Start of TASK INPUT

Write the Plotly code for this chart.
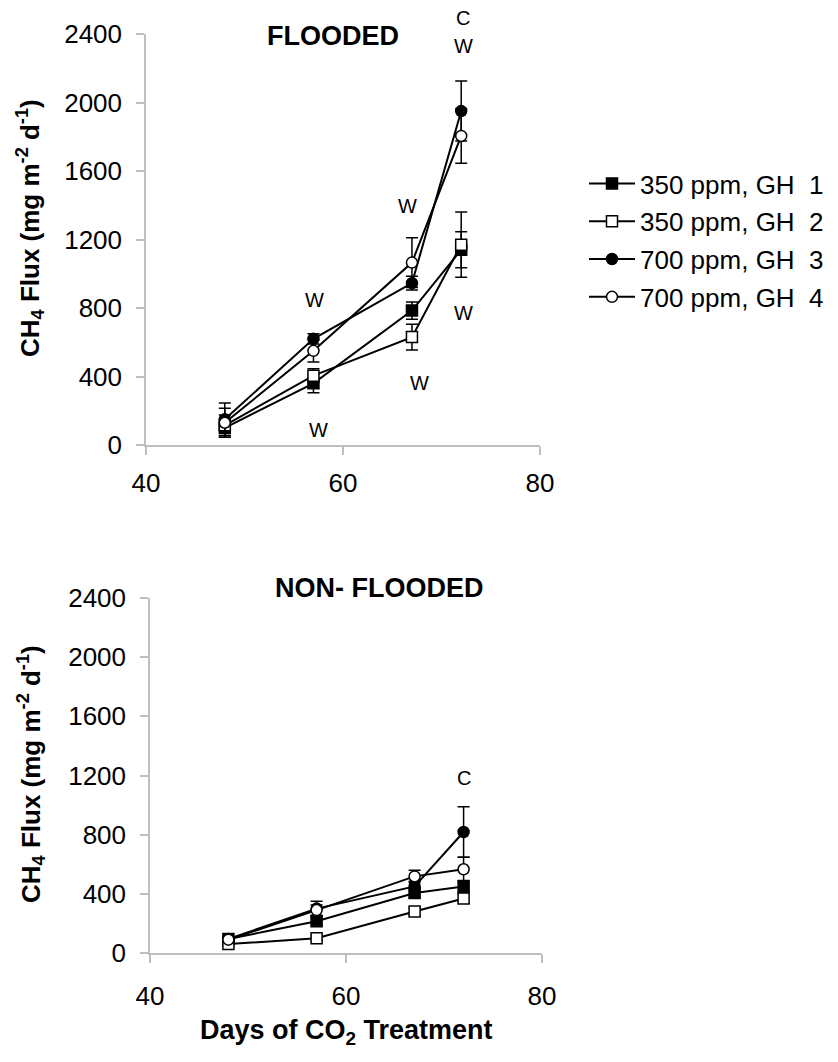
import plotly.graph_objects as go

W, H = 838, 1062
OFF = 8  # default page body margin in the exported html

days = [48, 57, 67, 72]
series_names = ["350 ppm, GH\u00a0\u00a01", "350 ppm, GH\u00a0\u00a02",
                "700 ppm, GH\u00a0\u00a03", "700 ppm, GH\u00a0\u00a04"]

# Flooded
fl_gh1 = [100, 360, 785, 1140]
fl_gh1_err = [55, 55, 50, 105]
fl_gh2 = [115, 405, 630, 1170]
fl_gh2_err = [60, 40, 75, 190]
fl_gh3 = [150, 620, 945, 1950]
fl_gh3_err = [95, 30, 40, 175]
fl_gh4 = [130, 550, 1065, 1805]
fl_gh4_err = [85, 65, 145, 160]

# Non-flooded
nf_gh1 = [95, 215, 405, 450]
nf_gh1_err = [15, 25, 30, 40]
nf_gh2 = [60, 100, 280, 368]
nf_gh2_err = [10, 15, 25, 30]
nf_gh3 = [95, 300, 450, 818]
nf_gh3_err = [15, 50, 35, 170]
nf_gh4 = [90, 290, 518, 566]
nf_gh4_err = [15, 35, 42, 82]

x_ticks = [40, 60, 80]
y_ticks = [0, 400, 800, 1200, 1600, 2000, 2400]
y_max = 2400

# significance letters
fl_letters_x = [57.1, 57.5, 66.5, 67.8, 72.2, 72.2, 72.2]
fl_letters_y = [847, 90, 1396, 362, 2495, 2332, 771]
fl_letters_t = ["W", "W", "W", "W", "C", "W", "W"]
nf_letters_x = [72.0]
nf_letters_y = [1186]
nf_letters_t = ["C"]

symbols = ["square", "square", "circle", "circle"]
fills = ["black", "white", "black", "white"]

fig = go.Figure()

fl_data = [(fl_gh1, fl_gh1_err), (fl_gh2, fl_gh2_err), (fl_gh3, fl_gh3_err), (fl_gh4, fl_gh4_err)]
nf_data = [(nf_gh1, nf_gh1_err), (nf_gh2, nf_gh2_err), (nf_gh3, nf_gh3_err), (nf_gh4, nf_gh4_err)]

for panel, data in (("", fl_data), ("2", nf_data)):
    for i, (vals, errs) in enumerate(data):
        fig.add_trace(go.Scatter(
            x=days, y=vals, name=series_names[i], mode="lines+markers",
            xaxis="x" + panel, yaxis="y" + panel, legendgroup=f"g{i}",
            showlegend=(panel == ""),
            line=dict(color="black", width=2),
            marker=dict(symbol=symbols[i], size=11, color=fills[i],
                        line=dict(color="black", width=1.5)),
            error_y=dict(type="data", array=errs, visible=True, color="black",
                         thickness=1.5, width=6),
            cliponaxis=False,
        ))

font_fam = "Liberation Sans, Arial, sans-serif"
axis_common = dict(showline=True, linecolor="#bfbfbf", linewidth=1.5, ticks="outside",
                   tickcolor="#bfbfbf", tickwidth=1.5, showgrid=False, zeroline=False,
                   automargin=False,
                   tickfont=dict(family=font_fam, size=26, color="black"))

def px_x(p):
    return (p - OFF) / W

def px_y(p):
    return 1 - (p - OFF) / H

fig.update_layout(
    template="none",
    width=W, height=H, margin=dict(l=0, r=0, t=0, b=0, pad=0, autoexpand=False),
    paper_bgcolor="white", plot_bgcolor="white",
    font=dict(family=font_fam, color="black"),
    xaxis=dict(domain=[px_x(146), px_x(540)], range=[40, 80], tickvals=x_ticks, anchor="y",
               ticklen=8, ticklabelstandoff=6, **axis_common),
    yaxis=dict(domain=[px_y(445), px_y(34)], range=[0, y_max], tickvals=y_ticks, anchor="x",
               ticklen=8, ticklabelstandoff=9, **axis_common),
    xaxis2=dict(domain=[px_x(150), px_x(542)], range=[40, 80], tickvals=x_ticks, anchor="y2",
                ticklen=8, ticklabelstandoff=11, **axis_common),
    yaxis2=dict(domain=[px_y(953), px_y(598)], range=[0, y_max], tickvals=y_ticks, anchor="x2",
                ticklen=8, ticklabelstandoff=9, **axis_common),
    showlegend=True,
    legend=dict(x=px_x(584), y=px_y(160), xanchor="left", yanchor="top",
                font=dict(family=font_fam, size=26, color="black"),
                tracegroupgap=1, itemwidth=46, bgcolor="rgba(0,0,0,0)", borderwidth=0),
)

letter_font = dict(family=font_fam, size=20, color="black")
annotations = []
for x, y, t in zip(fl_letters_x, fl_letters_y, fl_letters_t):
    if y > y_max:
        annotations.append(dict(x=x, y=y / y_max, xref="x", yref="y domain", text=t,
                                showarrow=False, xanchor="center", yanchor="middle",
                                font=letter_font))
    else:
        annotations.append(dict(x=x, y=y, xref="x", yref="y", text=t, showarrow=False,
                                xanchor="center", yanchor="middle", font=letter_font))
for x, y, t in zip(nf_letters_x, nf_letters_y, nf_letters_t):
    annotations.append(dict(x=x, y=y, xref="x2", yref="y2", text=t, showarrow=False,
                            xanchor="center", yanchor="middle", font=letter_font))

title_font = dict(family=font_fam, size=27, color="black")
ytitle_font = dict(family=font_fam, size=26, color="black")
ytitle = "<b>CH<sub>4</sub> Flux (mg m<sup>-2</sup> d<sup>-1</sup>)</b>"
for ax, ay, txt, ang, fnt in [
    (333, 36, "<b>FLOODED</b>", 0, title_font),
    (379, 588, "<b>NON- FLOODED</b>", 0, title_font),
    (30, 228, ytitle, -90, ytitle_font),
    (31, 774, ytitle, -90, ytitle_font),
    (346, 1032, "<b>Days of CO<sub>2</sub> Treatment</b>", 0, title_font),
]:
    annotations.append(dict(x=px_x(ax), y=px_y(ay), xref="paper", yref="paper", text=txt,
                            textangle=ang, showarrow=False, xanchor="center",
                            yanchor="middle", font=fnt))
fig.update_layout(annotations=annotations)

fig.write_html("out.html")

End of TASK INPUT
Start of TASK INPUT

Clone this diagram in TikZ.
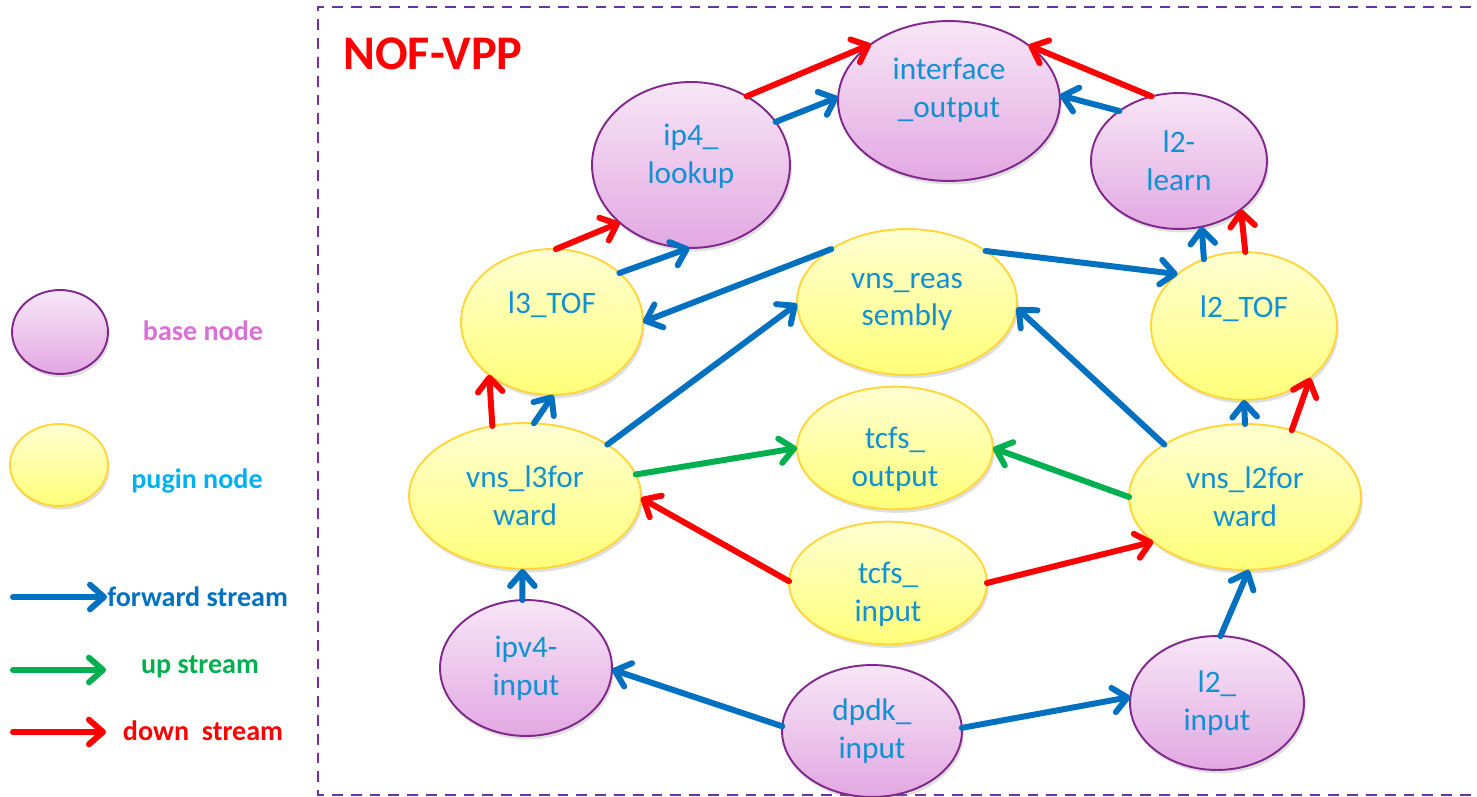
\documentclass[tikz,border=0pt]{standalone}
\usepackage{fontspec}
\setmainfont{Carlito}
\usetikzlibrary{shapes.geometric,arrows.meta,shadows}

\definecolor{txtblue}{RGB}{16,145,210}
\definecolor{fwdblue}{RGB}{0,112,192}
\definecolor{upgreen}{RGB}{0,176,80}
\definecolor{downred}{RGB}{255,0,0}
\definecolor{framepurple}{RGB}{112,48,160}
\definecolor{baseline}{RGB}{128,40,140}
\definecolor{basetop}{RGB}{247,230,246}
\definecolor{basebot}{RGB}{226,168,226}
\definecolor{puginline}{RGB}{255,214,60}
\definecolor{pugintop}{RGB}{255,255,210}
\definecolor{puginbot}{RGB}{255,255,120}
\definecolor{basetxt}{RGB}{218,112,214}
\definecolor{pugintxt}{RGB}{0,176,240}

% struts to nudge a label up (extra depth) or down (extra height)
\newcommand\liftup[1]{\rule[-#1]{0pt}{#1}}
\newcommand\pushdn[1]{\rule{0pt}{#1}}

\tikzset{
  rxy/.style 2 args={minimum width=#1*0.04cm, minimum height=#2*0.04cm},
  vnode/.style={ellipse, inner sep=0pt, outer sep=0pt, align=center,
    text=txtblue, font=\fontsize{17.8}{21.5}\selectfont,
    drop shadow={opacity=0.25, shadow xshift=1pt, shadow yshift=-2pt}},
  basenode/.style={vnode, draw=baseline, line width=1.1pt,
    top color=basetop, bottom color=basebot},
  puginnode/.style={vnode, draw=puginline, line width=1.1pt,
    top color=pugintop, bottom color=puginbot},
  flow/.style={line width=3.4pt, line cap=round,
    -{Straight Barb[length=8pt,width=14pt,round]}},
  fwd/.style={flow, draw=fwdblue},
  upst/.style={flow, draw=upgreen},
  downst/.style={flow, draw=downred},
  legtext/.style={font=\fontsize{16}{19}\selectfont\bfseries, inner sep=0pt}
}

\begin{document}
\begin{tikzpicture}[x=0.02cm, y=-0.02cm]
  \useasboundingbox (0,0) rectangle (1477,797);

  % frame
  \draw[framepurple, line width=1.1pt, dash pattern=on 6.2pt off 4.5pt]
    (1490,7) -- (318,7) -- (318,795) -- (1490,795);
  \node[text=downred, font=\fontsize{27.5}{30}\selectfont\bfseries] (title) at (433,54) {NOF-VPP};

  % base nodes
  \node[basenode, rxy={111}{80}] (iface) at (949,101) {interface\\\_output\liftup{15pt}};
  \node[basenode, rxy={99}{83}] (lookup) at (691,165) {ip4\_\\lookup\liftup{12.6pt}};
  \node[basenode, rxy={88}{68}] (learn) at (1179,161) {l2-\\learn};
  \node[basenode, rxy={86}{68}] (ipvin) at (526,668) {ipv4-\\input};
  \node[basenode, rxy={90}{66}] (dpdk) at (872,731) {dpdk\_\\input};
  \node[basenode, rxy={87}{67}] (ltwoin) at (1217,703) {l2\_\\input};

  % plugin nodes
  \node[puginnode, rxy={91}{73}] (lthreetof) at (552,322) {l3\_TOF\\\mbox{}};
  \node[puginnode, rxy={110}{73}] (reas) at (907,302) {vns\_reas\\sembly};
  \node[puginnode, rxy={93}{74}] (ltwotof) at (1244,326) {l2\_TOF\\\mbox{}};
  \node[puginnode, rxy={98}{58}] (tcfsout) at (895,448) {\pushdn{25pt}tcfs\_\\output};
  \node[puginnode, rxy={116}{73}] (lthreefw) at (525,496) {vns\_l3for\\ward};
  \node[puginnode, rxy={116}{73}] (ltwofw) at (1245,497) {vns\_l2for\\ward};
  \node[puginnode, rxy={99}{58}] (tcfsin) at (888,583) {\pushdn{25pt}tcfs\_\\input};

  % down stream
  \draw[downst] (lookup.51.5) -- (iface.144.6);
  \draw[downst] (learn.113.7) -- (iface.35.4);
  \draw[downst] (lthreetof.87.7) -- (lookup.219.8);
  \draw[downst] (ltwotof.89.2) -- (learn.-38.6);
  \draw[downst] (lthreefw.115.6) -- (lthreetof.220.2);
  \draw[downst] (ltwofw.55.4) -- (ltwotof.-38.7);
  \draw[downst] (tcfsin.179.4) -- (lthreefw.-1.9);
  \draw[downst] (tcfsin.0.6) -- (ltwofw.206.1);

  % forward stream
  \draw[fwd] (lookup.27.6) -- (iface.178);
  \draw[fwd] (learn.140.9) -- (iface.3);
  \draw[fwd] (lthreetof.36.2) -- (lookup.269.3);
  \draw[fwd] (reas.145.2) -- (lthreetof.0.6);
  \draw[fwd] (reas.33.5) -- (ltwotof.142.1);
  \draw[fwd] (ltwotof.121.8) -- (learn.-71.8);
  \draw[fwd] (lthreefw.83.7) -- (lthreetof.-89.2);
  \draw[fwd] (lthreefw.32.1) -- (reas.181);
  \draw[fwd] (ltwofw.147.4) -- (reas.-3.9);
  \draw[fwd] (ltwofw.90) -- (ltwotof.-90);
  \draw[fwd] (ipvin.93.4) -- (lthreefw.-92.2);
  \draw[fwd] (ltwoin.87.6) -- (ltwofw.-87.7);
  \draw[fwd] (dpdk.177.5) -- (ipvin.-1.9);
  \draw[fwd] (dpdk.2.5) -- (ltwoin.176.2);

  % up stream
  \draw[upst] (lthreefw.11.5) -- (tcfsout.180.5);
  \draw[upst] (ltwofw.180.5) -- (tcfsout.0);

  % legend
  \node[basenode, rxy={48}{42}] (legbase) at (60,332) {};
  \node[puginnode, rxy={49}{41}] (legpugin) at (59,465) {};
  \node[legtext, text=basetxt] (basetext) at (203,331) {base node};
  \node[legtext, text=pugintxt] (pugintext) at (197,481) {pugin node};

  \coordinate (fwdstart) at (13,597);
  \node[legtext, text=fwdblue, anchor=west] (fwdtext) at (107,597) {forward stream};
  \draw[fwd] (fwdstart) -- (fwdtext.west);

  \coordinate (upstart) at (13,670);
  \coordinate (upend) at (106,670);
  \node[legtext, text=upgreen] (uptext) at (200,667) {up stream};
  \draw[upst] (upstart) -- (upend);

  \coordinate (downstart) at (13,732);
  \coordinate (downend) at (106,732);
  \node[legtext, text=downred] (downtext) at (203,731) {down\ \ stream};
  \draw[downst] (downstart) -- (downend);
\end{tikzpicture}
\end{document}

End of TASK INPUT
Start of TASK INPUT

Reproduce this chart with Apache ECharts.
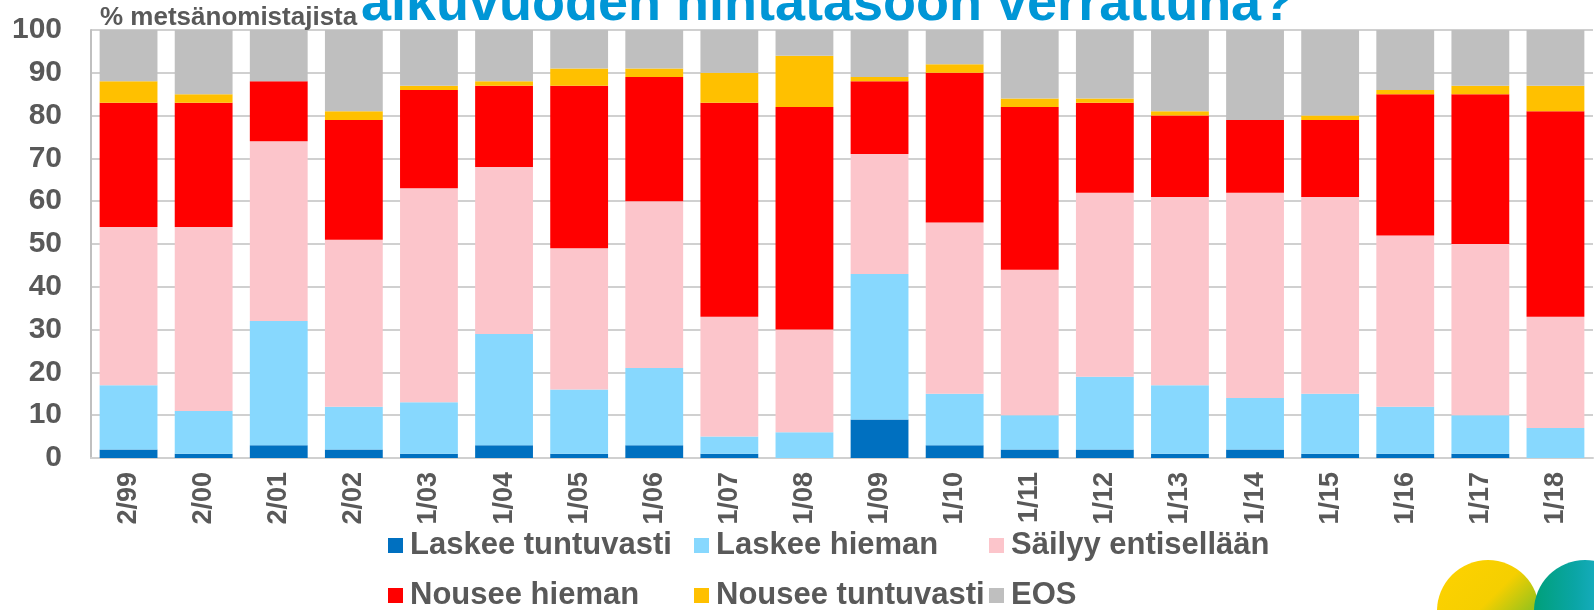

End of TASK INPUT

What's needed is an exact copy of the lines above from the one with "Write the Plotly code for this chart." through the one with "the exported html", both included; the pictures stay out.

Write the Plotly code for this chart.
import plotly.graph_objects as go

W, H = 838, 1062
OFF = 8  # default page body margin in the exported html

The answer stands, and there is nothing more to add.